> Given task: Repeat each entry as written and leave the images out of the copy.

★ ★ ★ ★

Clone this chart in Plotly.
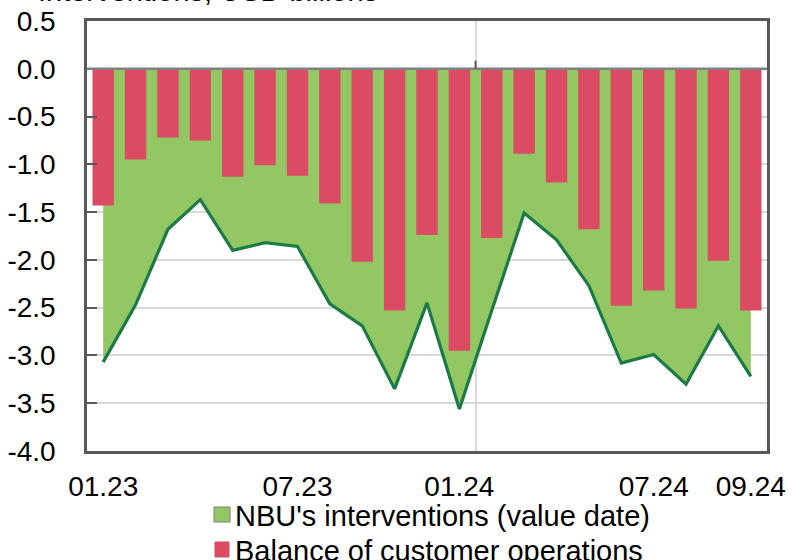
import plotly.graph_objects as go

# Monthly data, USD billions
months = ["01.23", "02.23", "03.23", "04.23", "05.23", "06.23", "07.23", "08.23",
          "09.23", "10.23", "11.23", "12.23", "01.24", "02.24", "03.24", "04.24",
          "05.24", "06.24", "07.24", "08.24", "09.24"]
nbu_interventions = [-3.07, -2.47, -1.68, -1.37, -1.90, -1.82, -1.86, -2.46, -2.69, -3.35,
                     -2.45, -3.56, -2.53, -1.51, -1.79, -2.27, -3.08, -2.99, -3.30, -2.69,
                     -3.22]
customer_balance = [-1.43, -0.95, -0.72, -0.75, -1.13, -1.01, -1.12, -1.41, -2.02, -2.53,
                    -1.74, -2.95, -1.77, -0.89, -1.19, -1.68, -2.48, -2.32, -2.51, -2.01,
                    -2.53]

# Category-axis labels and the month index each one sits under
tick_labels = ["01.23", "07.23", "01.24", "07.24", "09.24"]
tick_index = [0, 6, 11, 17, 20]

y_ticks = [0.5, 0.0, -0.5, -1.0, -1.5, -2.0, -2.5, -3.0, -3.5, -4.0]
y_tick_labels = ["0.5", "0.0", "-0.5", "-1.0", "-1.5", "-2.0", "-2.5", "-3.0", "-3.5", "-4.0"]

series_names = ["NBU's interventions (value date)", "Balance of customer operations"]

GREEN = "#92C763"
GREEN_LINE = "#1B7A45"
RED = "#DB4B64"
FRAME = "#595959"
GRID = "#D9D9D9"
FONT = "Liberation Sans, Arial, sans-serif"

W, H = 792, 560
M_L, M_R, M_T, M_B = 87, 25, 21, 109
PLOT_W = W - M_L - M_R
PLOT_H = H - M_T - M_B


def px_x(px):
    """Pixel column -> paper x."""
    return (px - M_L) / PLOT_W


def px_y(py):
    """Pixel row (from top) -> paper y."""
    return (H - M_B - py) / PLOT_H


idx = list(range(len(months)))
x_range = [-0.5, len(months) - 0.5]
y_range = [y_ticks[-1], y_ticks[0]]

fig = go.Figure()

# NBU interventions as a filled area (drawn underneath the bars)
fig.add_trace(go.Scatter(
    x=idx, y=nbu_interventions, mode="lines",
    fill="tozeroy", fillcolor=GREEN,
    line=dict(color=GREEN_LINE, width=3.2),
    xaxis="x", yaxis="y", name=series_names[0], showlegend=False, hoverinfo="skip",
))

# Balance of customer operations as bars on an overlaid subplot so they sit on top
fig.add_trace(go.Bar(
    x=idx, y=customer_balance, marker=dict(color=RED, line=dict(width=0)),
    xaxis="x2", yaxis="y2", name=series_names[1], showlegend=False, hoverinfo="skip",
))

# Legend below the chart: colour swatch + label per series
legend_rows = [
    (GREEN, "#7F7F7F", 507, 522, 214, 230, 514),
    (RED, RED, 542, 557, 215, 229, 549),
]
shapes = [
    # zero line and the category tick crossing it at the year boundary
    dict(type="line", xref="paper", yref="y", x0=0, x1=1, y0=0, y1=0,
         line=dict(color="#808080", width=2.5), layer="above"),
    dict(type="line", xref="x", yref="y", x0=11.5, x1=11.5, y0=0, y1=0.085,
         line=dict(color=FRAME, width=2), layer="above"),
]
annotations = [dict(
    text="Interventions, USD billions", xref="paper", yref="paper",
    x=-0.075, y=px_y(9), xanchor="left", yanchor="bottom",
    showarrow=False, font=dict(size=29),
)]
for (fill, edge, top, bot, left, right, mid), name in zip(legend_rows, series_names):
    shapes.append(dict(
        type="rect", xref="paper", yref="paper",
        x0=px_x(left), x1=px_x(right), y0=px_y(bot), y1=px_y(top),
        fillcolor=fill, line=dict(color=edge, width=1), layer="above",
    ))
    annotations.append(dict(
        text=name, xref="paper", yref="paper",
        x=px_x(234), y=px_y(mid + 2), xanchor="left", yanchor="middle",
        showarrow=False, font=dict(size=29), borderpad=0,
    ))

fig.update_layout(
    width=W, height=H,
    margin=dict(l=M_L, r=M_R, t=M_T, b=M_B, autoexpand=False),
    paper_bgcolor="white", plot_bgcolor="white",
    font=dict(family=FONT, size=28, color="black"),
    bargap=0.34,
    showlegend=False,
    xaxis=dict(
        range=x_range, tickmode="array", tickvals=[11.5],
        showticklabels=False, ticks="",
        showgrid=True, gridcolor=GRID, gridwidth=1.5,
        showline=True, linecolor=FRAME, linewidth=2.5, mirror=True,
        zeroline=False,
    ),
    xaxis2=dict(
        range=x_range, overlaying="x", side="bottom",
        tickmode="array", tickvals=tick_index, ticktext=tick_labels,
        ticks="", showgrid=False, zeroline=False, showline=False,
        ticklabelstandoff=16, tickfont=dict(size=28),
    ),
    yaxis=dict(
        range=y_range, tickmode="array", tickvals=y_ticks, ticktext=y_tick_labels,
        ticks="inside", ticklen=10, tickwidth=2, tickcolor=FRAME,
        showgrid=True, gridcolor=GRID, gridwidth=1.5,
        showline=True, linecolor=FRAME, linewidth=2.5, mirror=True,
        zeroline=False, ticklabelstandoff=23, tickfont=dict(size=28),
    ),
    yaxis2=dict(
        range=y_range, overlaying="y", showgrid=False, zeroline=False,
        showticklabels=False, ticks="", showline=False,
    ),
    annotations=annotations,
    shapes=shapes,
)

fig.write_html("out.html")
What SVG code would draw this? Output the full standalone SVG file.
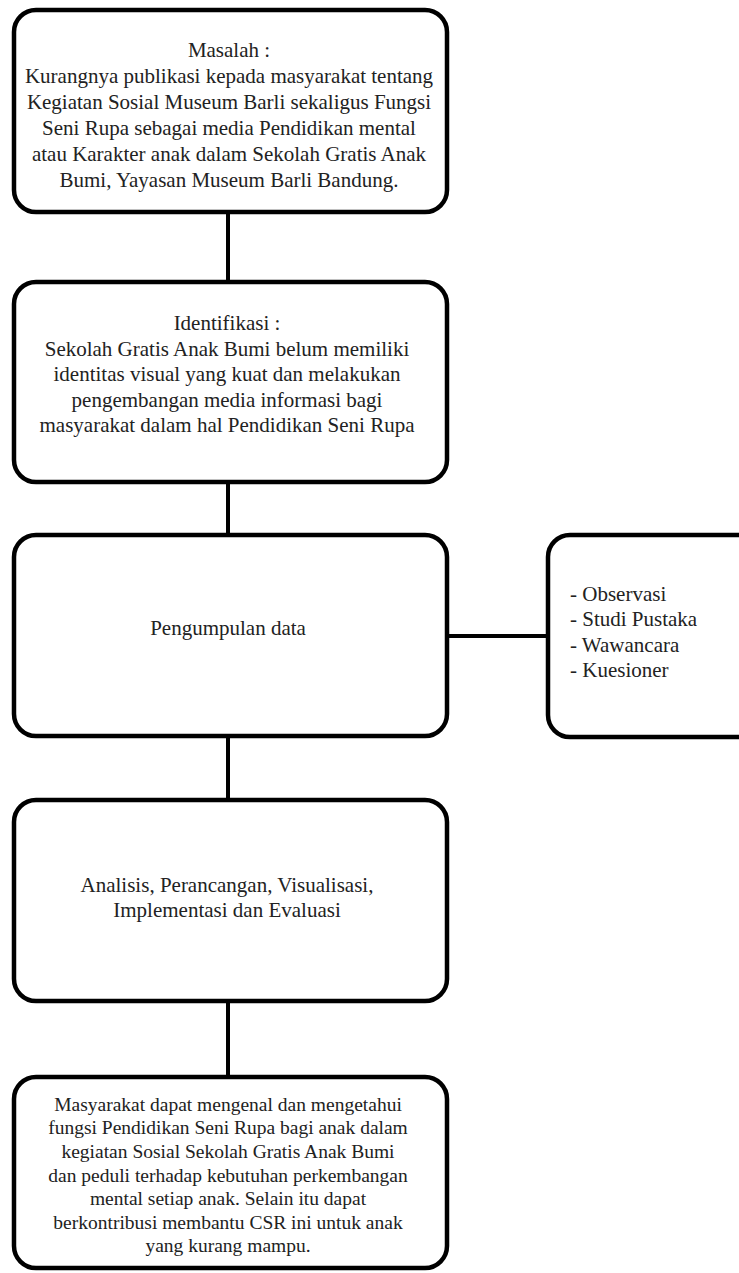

★ ★ ★ ★

> Solution for this exercise:
Clone this chart in Plotly.
import plotly.graph_objects as go

# Monthly data, USD billions
months = ["01.23", "02.23", "03.23", "04.23", "05.23", "06.23", "07.23", "08.23",
          "09.23", "10.23", "11.23", "12.23", "01.24", "02.24", "03.24", "04.24",
          "05.24", "06.24", "07.24", "08.24", "09.24"]
nbu_interventions = [-3.07, -2.47, -1.68, -1.37, -1.90, -1.82, -1.86, -2.46, -2.69, -3.35,
                     -2.45, -3.56, -2.53, -1.51, -1.79, -2.27, -3.08, -2.99, -3.30, -2.69,
                     -3.22]
customer_balance = [-1.43, -0.95, -0.72, -0.75, -1.13, -1.01, -1.12, -1.41, -2.02, -2.53,
                    -1.74, -2.95, -1.77, -0.89, -1.19, -1.68, -2.48, -2.32, -2.51, -2.01,
                    -2.53]

# Category-axis labels and the month index each one sits under
tick_labels = ["01.23", "07.23", "01.24", "07.24", "09.24"]
tick_index = [0, 6, 11, 17, 20]

y_ticks = [0.5, 0.0, -0.5, -1.0, -1.5, -2.0, -2.5, -3.0, -3.5, -4.0]
y_tick_labels = ["0.5", "0.0", "-0.5", "-1.0", "-1.5", "-2.0", "-2.5", "-3.0", "-3.5", "-4.0"]

series_names = ["NBU's interventions (value date)", "Balance of customer operations"]

GREEN = "#92C763"
GREEN_LINE = "#1B7A45"
RED = "#DB4B64"
FRAME = "#595959"
GRID = "#D9D9D9"
FONT = "Liberation Sans, Arial, sans-serif"

W, H = 792, 560
M_L, M_R, M_T, M_B = 87, 25, 21, 109
PLOT_W = W - M_L - M_R
PLOT_H = H - M_T - M_B


def px_x(px):
    """Pixel column -> paper x."""
    return (px - M_L) / PLOT_W


def px_y(py):
    """Pixel row (from top) -> paper y."""
    return (H - M_B - py) / PLOT_H


idx = list(range(len(months)))
x_range = [-0.5, len(months) - 0.5]
y_range = [y_ticks[-1], y_ticks[0]]

fig = go.Figure()

# NBU interventions as a filled area (drawn underneath the bars)
fig.add_trace(go.Scatter(
    x=idx, y=nbu_interventions, mode="lines",
    fill="tozeroy", fillcolor=GREEN,
    line=dict(color=GREEN_LINE, width=3.2),
    xaxis="x", yaxis="y", name=series_names[0], showlegend=False, hoverinfo="skip",
))

# Balance of customer operations as bars on an overlaid subplot so they sit on top
fig.add_trace(go.Bar(
    x=idx, y=customer_balance, marker=dict(color=RED, line=dict(width=0)),
    xaxis="x2", yaxis="y2", name=series_names[1], showlegend=False, hoverinfo="skip",
))

# Legend below the chart: colour swatch + label per series
legend_rows = [
    (GREEN, "#7F7F7F", 507, 522, 214, 230, 514),
    (RED, RED, 542, 557, 215, 229, 549),
]
shapes = [
    # zero line and the category tick crossing it at the year boundary
    dict(type="line", xref="paper", yref="y", x0=0, x1=1, y0=0, y1=0,
         line=dict(color="#808080", width=2.5), layer="above"),
    dict(type="line", xref="x", yref="y", x0=11.5, x1=11.5, y0=0, y1=0.085,
         line=dict(color=FRAME, width=2), layer="above"),
]
annotations = [dict(
    text="Interventions, USD billions", xref="paper", yref="paper",
    x=-0.075, y=px_y(9), xanchor="left", yanchor="bottom",
    showarrow=False, font=dict(size=29),
)]
for (fill, edge, top, bot, left, right, mid), name in zip(legend_rows, series_names):
    shapes.append(dict(
        type="rect", xref="paper", yref="paper",
        x0=px_x(left), x1=px_x(right), y0=px_y(bot), y1=px_y(top),
        fillcolor=fill, line=dict(color=edge, width=1), layer="above",
    ))
    annotations.append(dict(
        text=name, xref="paper", yref="paper",
        x=px_x(234), y=px_y(mid + 2), xanchor="left", yanchor="middle",
        showarrow=False, font=dict(size=29), borderpad=0,
    ))

fig.update_layout(
    width=W, height=H,
    margin=dict(l=M_L, r=M_R, t=M_T, b=M_B, autoexpand=False),
    paper_bgcolor="white", plot_bgcolor="white",
    font=dict(family=FONT, size=28, color="black"),
    bargap=0.34,
    showlegend=False,
    xaxis=dict(
        range=x_range, tickmode="array", tickvals=[11.5],
        showticklabels=False, ticks="",
        showgrid=True, gridcolor=GRID, gridwidth=1.5,
        showline=True, linecolor=FRAME, linewidth=2.5, mirror=True,
        zeroline=False,
    ),
    xaxis2=dict(
        range=x_range, overlaying="x", side="bottom",
        tickmode="array", tickvals=tick_index, ticktext=tick_labels,
        ticks="", showgrid=False, zeroline=False, showline=False,
        ticklabelstandoff=16, tickfont=dict(size=28),
    ),
    yaxis=dict(
        range=y_range, tickmode="array", tickvals=y_ticks, ticktext=y_tick_labels,
        ticks="inside", ticklen=10, tickwidth=2, tickcolor=FRAME,
        showgrid=True, gridcolor=GRID, gridwidth=1.5,
        showline=True, linecolor=FRAME, linewidth=2.5, mirror=True,
        zeroline=False, ticklabelstandoff=23, tickfont=dict(size=28),
    ),
    yaxis2=dict(
        range=y_range, overlaying="y", showgrid=False, zeroline=False,
        showticklabels=False, ticks="", showline=False,
    ),
    annotations=annotations,
    shapes=shapes,
)

fig.write_html("out.html")
What SVG code would draw this? Output the full standalone SVG file.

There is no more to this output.